In my craft or sullen art
Exercised in the still night
When only the moon rages
And the lovers lie abed
With all their griefs in their arms,
I labour by singing light
Not for ambition or bread
Or the strut and trade of charms
On the ivory stages
But for the common wages
Of their most secret heart.

Not for the proud man apart
From the raging moon I write
On these spindrift pages
Nor for the towering dead
With their nightingales and psalms
But for the lovers, their arms
Round the griefs of the ages,
Who pay no praise or wages
Nor heed my craft or art.

Dylan Thomas

What’s the point of poetry? What’s the point of art of any kind? Incredible as it may seem to other generations, this is a question we have to ask as libraries are being closed and arts organisations have their funding cut or lose it completely. We have become pragmatic. If it doesn’t serve a clear purpose and if it doesn’t make things better we don’t really need it. ‘Make things better’ usually means materially or economically and always for me. So what’s the point of poetry?

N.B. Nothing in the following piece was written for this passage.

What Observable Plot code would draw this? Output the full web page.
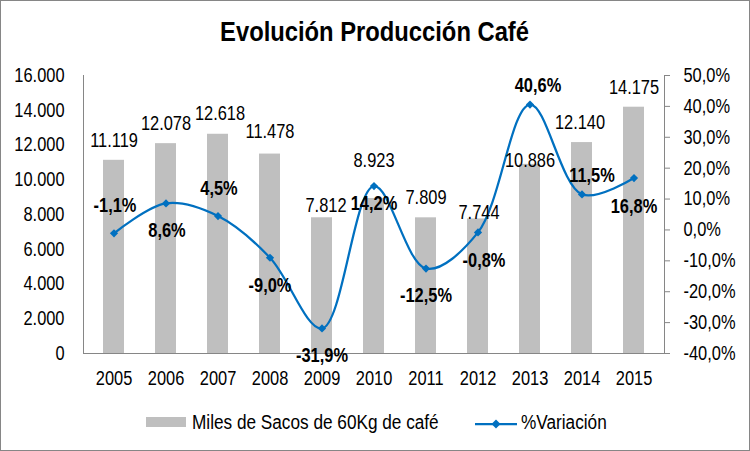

Thomas suggests that he writes poetry not for his own ‘ambition’ or for material objects or for fame and adulation and the praise of the crowd. Nor is it to compete with or follow in the line of those great poets from the past with their ‘nightingales and psalms’ or to be remembered, like them, long after he has died. Nor is it for sophisticated, deep thinkers who will debate and deconstruct poetry. Nor is it for money. It is for you. It is for me. It is for the ‘common wages’ of our secret hearts.

I always thought that life would get easier as I got older. Less complicated, less messy. I was wrong. This fragile existence is saturated in grief. The personal grief of loss and disappointment and our own duplicitous hearts; the grief of humanity’s endless desire to destroy; the grief that all this beauty flickers for such a brief moment before the darkness comes. Where else can we turn but to love, to wrap one another in our arms in the dark of the night as ‘the moon rages’. And the poet speaks to this. To this common feeling deep within us, to comfort us, to help us understand, to see clearly even for just a moment.

But there is more. I can’t read this poem without feeling the beauty of it. The sound, the rhythm, the richness of the language. Even in this grief, ‘the griefs of the ages’, there is great beauty and, even if we only feel it briefly, it can scatter grief and loss and pity.

 Isn’t that enough of a purpose for poetry?

Where love and beauty and our hunger for them come from is a different question for another poem at another time.